Personal and customized
   The types of gifts that are exchanged vary from industry to industry. For example, in one of Whatcom County’s most booming sectors — home construction — gifts are constantly changing hands.
   A sampling of several Realtors, architects and construction companies in Bellingham who were asked what kinds of gifts they give to new-homeowner customers yielded responses running the gamut as far as cost. It should be noted that not all interviewed said they gave gifts to new homeowners.
   On one side of the spectrum, gifts such as restaurant certificates, flowers, plants, fruit baskets and movie tickets were the most typical responses, while higher-end gifts included flat-screen TVs, ski trips and even paid Disneyland vacations. Oftentimes, the price of the project seemed to dictate the price of the gift.
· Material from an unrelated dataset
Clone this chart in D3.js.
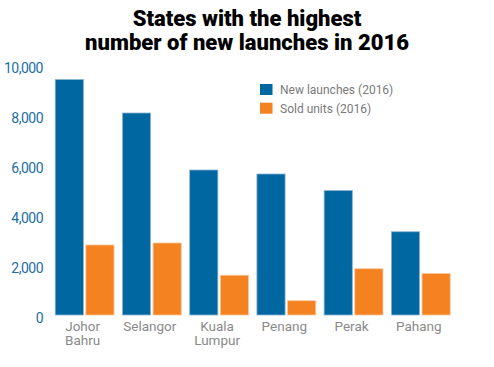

   One theme that seemed to crop up during conversation was the importance of customization and more personalized gifts. Walker said she tries to identify what her clients would be interested in when choosing a gift.
   “They are usually really specific to the borrower. For example I gave a gift the other day because a couple had just had a new baby, and so I gave them something for the baby,” Walker said. “(Giving the gift) was more for the enjoyment and friendship part of it.”
   Tony Moceri, operations manager at Moceri Construction in Bellingham, said making the effort to give personalized gifts to clients and professional colleagues is not only good form, but good fun.
   “With every customer, we give a bottle of Moceri Cellars Wine,” said Moceri. While the company doesn’t make its own wine for distribution (that comes from Mount Baker Vineyards), Moceri said his father and company founder Paul Moceri used to make his own wine and his own labels — labels which now adorn the bottles given to customers.
   “At Christmas time, we usually give all our customers a bottle of wine,” Tony said. “When they finish the home, we usually give them a bottle.”
   While the labels are front-and-center on the bottles, Tony said the company doesn’t do it with the intent to promote itself.
   “I don’t think that many people see the labels,” he said. “I just think the customers really appreciate it. It’s a lot more personal than a gift certificate to some restaurant. I think it’s just kind of a fun thing to do.”
   Establishing solid relationships is important to his company, Moceri said — especially in an industry where reputation rules the day.
   “We don’t really advertise at all,” he said. “The majority of our jobs come from word of mouth, both from architects and happy customers.”